_TASK STATEMENT_.
Write out the full listing exactly as given, minus the images.

========

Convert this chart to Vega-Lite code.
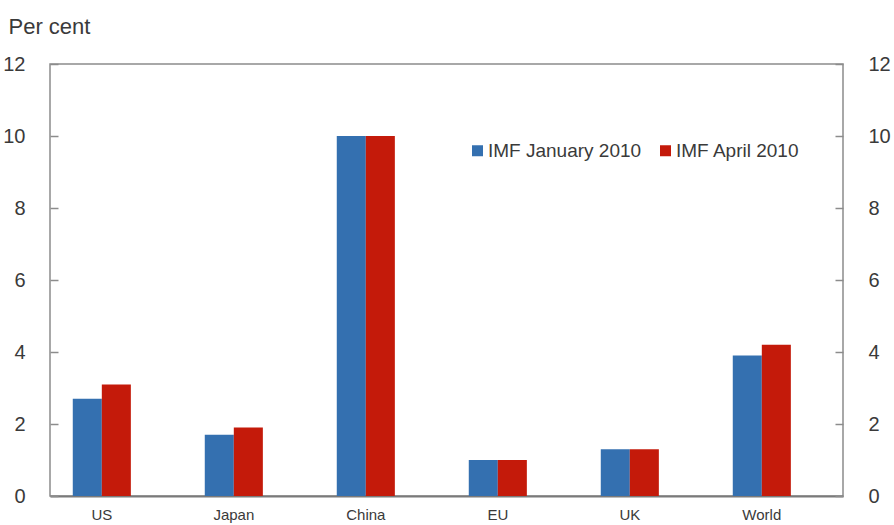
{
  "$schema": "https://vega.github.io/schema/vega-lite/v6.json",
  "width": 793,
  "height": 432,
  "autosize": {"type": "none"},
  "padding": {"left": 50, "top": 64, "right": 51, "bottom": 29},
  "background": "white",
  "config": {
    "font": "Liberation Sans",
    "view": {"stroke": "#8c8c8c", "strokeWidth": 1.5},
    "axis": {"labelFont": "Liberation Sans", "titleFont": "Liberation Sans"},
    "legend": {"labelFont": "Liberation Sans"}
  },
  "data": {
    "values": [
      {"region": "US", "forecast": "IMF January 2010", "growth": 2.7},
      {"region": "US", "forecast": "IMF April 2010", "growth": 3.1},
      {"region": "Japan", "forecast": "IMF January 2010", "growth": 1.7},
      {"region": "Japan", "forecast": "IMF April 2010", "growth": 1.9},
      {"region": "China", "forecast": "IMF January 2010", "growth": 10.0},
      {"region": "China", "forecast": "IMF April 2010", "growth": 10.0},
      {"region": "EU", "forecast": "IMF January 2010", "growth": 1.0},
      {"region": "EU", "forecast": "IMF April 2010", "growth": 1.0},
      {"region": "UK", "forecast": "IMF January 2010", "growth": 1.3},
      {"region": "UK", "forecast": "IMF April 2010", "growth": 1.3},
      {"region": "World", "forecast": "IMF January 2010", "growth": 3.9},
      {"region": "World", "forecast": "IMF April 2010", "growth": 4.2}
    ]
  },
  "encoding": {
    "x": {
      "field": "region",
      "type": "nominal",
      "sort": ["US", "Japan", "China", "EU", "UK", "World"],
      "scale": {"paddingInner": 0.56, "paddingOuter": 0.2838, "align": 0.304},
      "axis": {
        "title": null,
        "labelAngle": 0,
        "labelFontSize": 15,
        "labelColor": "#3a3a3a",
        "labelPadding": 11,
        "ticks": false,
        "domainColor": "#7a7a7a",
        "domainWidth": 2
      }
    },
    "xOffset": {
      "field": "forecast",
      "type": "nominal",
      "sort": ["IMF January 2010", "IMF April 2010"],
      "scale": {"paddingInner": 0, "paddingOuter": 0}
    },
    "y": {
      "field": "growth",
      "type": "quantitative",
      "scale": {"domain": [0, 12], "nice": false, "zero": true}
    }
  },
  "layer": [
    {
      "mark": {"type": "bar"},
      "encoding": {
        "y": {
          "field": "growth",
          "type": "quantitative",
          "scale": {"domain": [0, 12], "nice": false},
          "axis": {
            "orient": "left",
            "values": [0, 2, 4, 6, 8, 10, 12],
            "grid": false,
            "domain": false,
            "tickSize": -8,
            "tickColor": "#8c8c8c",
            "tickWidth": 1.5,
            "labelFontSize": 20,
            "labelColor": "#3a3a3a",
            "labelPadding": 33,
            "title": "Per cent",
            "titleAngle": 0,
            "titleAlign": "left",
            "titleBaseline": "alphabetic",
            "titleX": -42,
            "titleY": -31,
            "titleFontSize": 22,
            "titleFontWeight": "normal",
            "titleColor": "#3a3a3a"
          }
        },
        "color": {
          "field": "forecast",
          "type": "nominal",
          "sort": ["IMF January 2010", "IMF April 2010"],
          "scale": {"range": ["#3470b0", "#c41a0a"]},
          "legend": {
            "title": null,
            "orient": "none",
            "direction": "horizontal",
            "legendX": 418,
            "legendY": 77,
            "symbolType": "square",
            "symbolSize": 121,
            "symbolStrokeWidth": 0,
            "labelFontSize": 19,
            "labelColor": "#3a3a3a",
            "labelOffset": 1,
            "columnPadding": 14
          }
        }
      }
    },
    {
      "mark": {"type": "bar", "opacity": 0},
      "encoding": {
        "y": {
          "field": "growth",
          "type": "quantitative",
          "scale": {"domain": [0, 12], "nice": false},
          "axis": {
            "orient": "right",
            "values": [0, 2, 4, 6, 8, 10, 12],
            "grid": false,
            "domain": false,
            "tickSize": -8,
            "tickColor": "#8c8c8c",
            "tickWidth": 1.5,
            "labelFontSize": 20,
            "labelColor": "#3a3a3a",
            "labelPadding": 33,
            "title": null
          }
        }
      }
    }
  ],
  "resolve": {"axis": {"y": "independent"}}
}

========

_ANSWER IN FULL_.
Convert this chart to Vega-Lite code.
{
  "$schema": "https://vega.github.io/schema/vega-lite/v6.json",
  "width": 793,
  "height": 432,
  "autosize": {"type": "none"},
  "padding": {"left": 50, "top": 64, "right": 51, "bottom": 29},
  "background": "white",
  "config": {
    "font": "Liberation Sans",
    "view": {"stroke": "#8c8c8c", "strokeWidth": 1.5},
    "axis": {"labelFont": "Liberation Sans", "titleFont": "Liberation Sans"},
    "legend": {"labelFont": "Liberation Sans"}
  },
  "data": {
    "values": [
      {"region": "US", "forecast": "IMF January 2010", "growth": 2.7},
      {"region": "US", "forecast": "IMF April 2010", "growth": 3.1},
      {"region": "Japan", "forecast": "IMF January 2010", "growth": 1.7},
      {"region": "Japan", "forecast": "IMF April 2010", "growth": 1.9},
      {"region": "China", "forecast": "IMF January 2010", "growth": 10.0},
      {"region": "China", "forecast": "IMF April 2010", "growth": 10.0},
      {"region": "EU", "forecast": "IMF January 2010", "growth": 1.0},
      {"region": "EU", "forecast": "IMF April 2010", "growth": 1.0},
      {"region": "UK", "forecast": "IMF January 2010", "growth": 1.3},
      {"region": "UK", "forecast": "IMF April 2010", "growth": 1.3},
      {"region": "World", "forecast": "IMF January 2010", "growth": 3.9},
      {"region": "World", "forecast": "IMF April 2010", "growth": 4.2}
    ]
  },
  "encoding": {
    "x": {
      "field": "region",
      "type": "nominal",
      "sort": ["US", "Japan", "China", "EU", "UK", "World"],
      "scale": {"paddingInner": 0.56, "paddingOuter": 0.2838, "align": 0.304},
      "axis": {
        "title": null,
        "labelAngle": 0,
        "labelFontSize": 15,
        "labelColor": "#3a3a3a",
        "labelPadding": 11,
        "ticks": false,
        "domainColor": "#7a7a7a",
        "domainWidth": 2
      }
    },
    "xOffset": {
      "field": "forecast",
      "type": "nominal",
      "sort": ["IMF January 2010", "IMF April 2010"],
      "scale": {"paddingInner": 0, "paddingOuter": 0}
    },
    "y": {
      "field": "growth",
      "type": "quantitative",
      "scale": {"domain": [0, 12], "nice": false, "zero": true}
    }
  },
  "layer": [
    {
      "mark": {"type": "bar"},
      "encoding": {
        "y": {
          "field": "growth",
          "type": "quantitative",
          "scale": {"domain": [0, 12], "nice": false},
          "axis": {
            "orient": "left",
            "values": [0, 2, 4, 6, 8, 10, 12],
            "grid": false,
            "domain": false,
            "tickSize": -8,
            "tickColor": "#8c8c8c",
            "tickWidth": 1.5,
            "labelFontSize": 20,
            "labelColor": "#3a3a3a",
            "labelPadding": 33,
            "title": "Per cent",
            "titleAngle": 0,
            "titleAlign": "left",
            "titleBaseline": "alphabetic",
            "titleX": -42,
            "titleY": -31,
            "titleFontSize": 22,
            "titleFontWeight": "normal",
            "titleColor": "#3a3a3a"
          }
        },
        "color": {
          "field": "forecast",
          "type": "nominal",
          "sort": ["IMF January 2010", "IMF April 2010"],
          "scale": {"range": ["#3470b0", "#c41a0a"]},
          "legend": {
            "title": null,
            "orient": "none",
            "direction": "horizontal",
            "legendX": 418,
            "legendY": 77,
            "symbolType": "square",
            "symbolSize": 121,
            "symbolStrokeWidth": 0,
            "labelFontSize": 19,
            "labelColor": "#3a3a3a",
            "labelOffset": 1,
            "columnPadding": 14
          }
        }
      }
    },
    {
      "mark": {"type": "bar", "opacity": 0},
      "encoding": {
        "y": {
          "field": "growth",
          "type": "quantitative",
          "scale": {"domain": [0, 12], "nice": false},
          "axis": {
            "orient": "right",
            "values": [0, 2, 4, 6, 8, 10, 12],
            "grid": false,
            "domain": false,
            "tickSize": -8,
            "tickColor": "#8c8c8c",
            "tickWidth": 1.5,
            "labelFontSize": 20,
            "labelColor": "#3a3a3a",
            "labelPadding": 33,
            "title": null
          }
        }
      }
    }
  ],
  "resolve": {"axis": {"y": "independent"}}
}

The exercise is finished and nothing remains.